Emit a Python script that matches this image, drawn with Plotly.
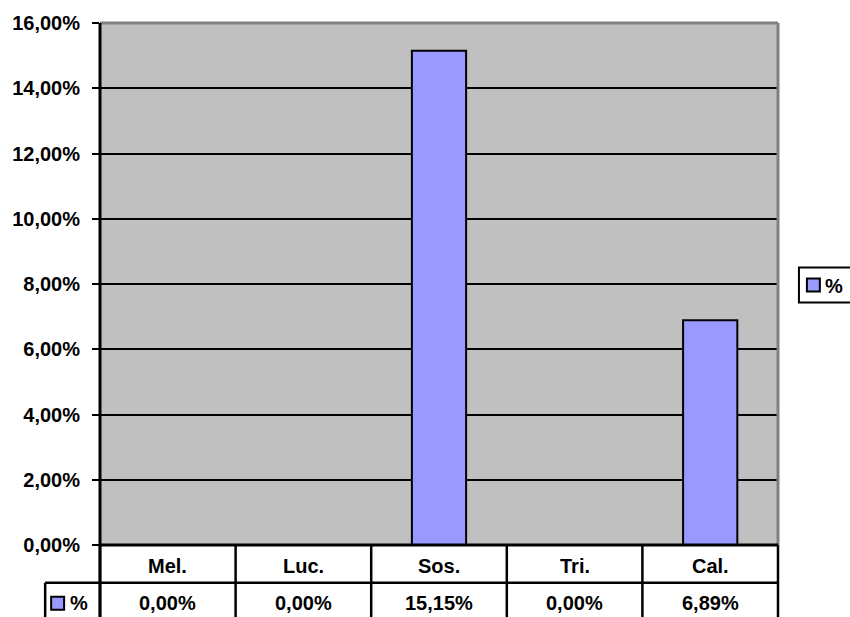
import plotly.graph_objects as go

# === Datos ===
categorias = ['Mel.', 'Luc.', 'Sos.', 'Tri.', 'Cal.']
valores = [0.0, 0.0, 0.1515, 0.0, 0.0689]
serie = '%'
y_ticks = [0, 0.02, 0.04, 0.06, 0.08, 0.10, 0.12, 0.14, 0.16]

# === Estilo ===
W, H = 850, 617
ml, mr, mt, mb = 98, 72, 20, 72
ph = H - mt - mb
pw = W - ml - mr
fuente = dict(family='Liberation Sans, Arial', size=20, color='black', weight='bold')
azul = '#9999FF'

def py(px):
    # pixel vertical -> coordenada paper
    return (H - mb - px) / ph

def px_(x):
    # pixel horizontal -> coordenada paper
    return (x - ml) / pw

fila1 = py(583)   # fondo fila categorias
fila2 = py(640)   # fondo fila valores (fuera de la imagen)

fig = go.Figure()
fig.add_trace(go.Bar(
    x=categorias, y=valores, name=serie, width=0.4, showlegend=False,
    marker=dict(color=azul, line=dict(color='black', width=2)),
    hoverinfo='skip',
))

linea = dict(color='black', width=2.5)
shapes = []
# borde superior/derecho gris del area de trazado
shapes.append(dict(type='line', xref='paper', yref='paper', x0=0, x1=1, y0=1, y1=1,
                   line=dict(color='#808080', width=3)))
shapes.append(dict(type='line', xref='paper', yref='paper', x0=1, x1=1, y0=0, y1=1,
                   line=dict(color='#808080', width=3)))
# tabla de datos
n = len(categorias)
for i in range(n + 1):
    shapes.append(dict(type='line', xref='paper', yref='paper', x0=i / n, x1=i / n,
                       y0=0, y1=fila2, line=linea))
shapes.append(dict(type='line', xref='paper', yref='paper', x0=px_(43), x1=1,
                   y0=fila1, y1=fila1, line=linea))
shapes.append(dict(type='line', xref='paper', yref='paper', x0=px_(43), x1=px_(43),
                   y0=fila1, y1=fila2, line=linea))
# eje y y eje x
shapes.append(dict(type='line', xref='paper', yref='paper', x0=0, x1=0, y0=1, y1=fila2,
                   line=dict(color='black', width=3)))
shapes.append(dict(type='line', xref='paper', yref='paper', x0=0, x1=1, y0=0, y1=0,
                   line=dict(color='black', width=3)))
# clave de la serie en la tabla
shapes.append(dict(type='rect', xref='paper', yref='paper', x0=px_(49), x1=px_(62),
                   y0=py(610), y1=py(597), fillcolor=azul, line=dict(color='black', width=2)))
# leyenda (caja + clave)
shapes.append(dict(type='rect', xref='paper', yref='paper', x0=px_(799), x1=px_(856),
                   y0=py(301), y1=py(266), fillcolor='white', line=dict(color='black', width=2)))
shapes.append(dict(type='rect', xref='paper', yref='paper', x0=px_(807), x1=px_(820),
                   y0=py(290), y1=py(277), fillcolor=azul, line=dict(color='black', width=2)))

annotations = []
for c, v in zip(categorias, valores):
    annotations.append(dict(x=c, xref='x', y=py(566), yref='paper', text=c,
                            showarrow=False, font=fuente, xanchor='center', yanchor='middle'))
    annotations.append(dict(x=c, xref='x', y=py(603), yref='paper',
                            text=f"{v * 100:.2f}%".replace('.', ','),
                            showarrow=False, font=fuente, xanchor='center', yanchor='middle'))
annotations.append(dict(x=px_(77), xref='paper', y=py(603), yref='paper', text=serie,
                        showarrow=False, font=fuente, xanchor='center', yanchor='middle'))
annotations.append(dict(x=px_(834), xref='paper', y=py(285), yref='paper', text=serie,
                        showarrow=False, font=fuente, xanchor='center', yanchor='middle'))

fig.update_layout(
    width=W, height=H,
    margin=dict(l=ml, r=mr, t=mt, b=mb),
    paper_bgcolor='white', plot_bgcolor='#C0C0C0',
    separators=', ',
    showlegend=False,
    hovermode=False,
    xaxis=dict(range=[-0.5, n - 0.5], showticklabels=False, showgrid=False,
               zeroline=False, showline=False, ticks=''),
    yaxis=dict(range=[0, 0.16], tickvals=y_ticks, tickformat='.2%',
               showgrid=True, gridcolor='black', gridwidth=2, zeroline=False,
               showline=False, ticks='outside', ticklen=7, tickwidth=2,
               tickcolor='black', tickfont=fuente, ticklabelstandoff=8),
    shapes=shapes,
    annotations=annotations,
    bargap=0.6,
)

fig.write_html("out.html", config={'displayModeBar': False},
               post_script="document.body.style.margin='0';")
-- -- --
## What this task involves
Transcribe the full listing above exactly as it stands, minus the pictures.

## Answer to the task
Emit a Python script that matches this image, drawn with Plotly.
import plotly.graph_objects as go

# === Datos ===
categorias = ['Mel.', 'Luc.', 'Sos.', 'Tri.', 'Cal.']
valores = [0.0, 0.0, 0.1515, 0.0, 0.0689]
serie = '%'
y_ticks = [0, 0.02, 0.04, 0.06, 0.08, 0.10, 0.12, 0.14, 0.16]

# === Estilo ===
W, H = 850, 617
ml, mr, mt, mb = 98, 72, 20, 72
ph = H - mt - mb
pw = W - ml - mr
fuente = dict(family='Liberation Sans, Arial', size=20, color='black', weight='bold')
azul = '#9999FF'

def py(px):
    # pixel vertical -> coordenada paper
    return (H - mb - px) / ph

def px_(x):
    # pixel horizontal -> coordenada paper
    return (x - ml) / pw

fila1 = py(583)   # fondo fila categorias
fila2 = py(640)   # fondo fila valores (fuera de la imagen)

fig = go.Figure()
fig.add_trace(go.Bar(
    x=categorias, y=valores, name=serie, width=0.4, showlegend=False,
    marker=dict(color=azul, line=dict(color='black', width=2)),
    hoverinfo='skip',
))

linea = dict(color='black', width=2.5)
shapes = []
# borde superior/derecho gris del area de trazado
shapes.append(dict(type='line', xref='paper', yref='paper', x0=0, x1=1, y0=1, y1=1,
                   line=dict(color='#808080', width=3)))
shapes.append(dict(type='line', xref='paper', yref='paper', x0=1, x1=1, y0=0, y1=1,
                   line=dict(color='#808080', width=3)))
# tabla de datos
n = len(categorias)
for i in range(n + 1):
    shapes.append(dict(type='line', xref='paper', yref='paper', x0=i / n, x1=i / n,
                       y0=0, y1=fila2, line=linea))
shapes.append(dict(type='line', xref='paper', yref='paper', x0=px_(43), x1=1,
                   y0=fila1, y1=fila1, line=linea))
shapes.append(dict(type='line', xref='paper', yref='paper', x0=px_(43), x1=px_(43),
                   y0=fila1, y1=fila2, line=linea))
# eje y y eje x
shapes.append(dict(type='line', xref='paper', yref='paper', x0=0, x1=0, y0=1, y1=fila2,
                   line=dict(color='black', width=3)))
shapes.append(dict(type='line', xref='paper', yref='paper', x0=0, x1=1, y0=0, y1=0,
                   line=dict(color='black', width=3)))
# clave de la serie en la tabla
shapes.append(dict(type='rect', xref='paper', yref='paper', x0=px_(49), x1=px_(62),
                   y0=py(610), y1=py(597), fillcolor=azul, line=dict(color='black', width=2)))
# leyenda (caja + clave)
shapes.append(dict(type='rect', xref='paper', yref='paper', x0=px_(799), x1=px_(856),
                   y0=py(301), y1=py(266), fillcolor='white', line=dict(color='black', width=2)))
shapes.append(dict(type='rect', xref='paper', yref='paper', x0=px_(807), x1=px_(820),
                   y0=py(290), y1=py(277), fillcolor=azul, line=dict(color='black', width=2)))

annotations = []
for c, v in zip(categorias, valores):
    annotations.append(dict(x=c, xref='x', y=py(566), yref='paper', text=c,
                            showarrow=False, font=fuente, xanchor='center', yanchor='middle'))
    annotations.append(dict(x=c, xref='x', y=py(603), yref='paper',
                            text=f"{v * 100:.2f}%".replace('.', ','),
                            showarrow=False, font=fuente, xanchor='center', yanchor='middle'))
annotations.append(dict(x=px_(77), xref='paper', y=py(603), yref='paper', text=serie,
                        showarrow=False, font=fuente, xanchor='center', yanchor='middle'))
annotations.append(dict(x=px_(834), xref='paper', y=py(285), yref='paper', text=serie,
                        showarrow=False, font=fuente, xanchor='center', yanchor='middle'))

fig.update_layout(
    width=W, height=H,
    margin=dict(l=ml, r=mr, t=mt, b=mb),
    paper_bgcolor='white', plot_bgcolor='#C0C0C0',
    separators=', ',
    showlegend=False,
    hovermode=False,
    xaxis=dict(range=[-0.5, n - 0.5], showticklabels=False, showgrid=False,
               zeroline=False, showline=False, ticks=''),
    yaxis=dict(range=[0, 0.16], tickvals=y_ticks, tickformat='.2%',
               showgrid=True, gridcolor='black', gridwidth=2, zeroline=False,
               showline=False, ticks='outside', ticklen=7, tickwidth=2,
               tickcolor='black', tickfont=fuente, ticklabelstandoff=8),
    shapes=shapes,
    annotations=annotations,
    bargap=0.6,
)

fig.write_html("out.html", config={'displayModeBar': False},
               post_script="document.body.style.margin='0';")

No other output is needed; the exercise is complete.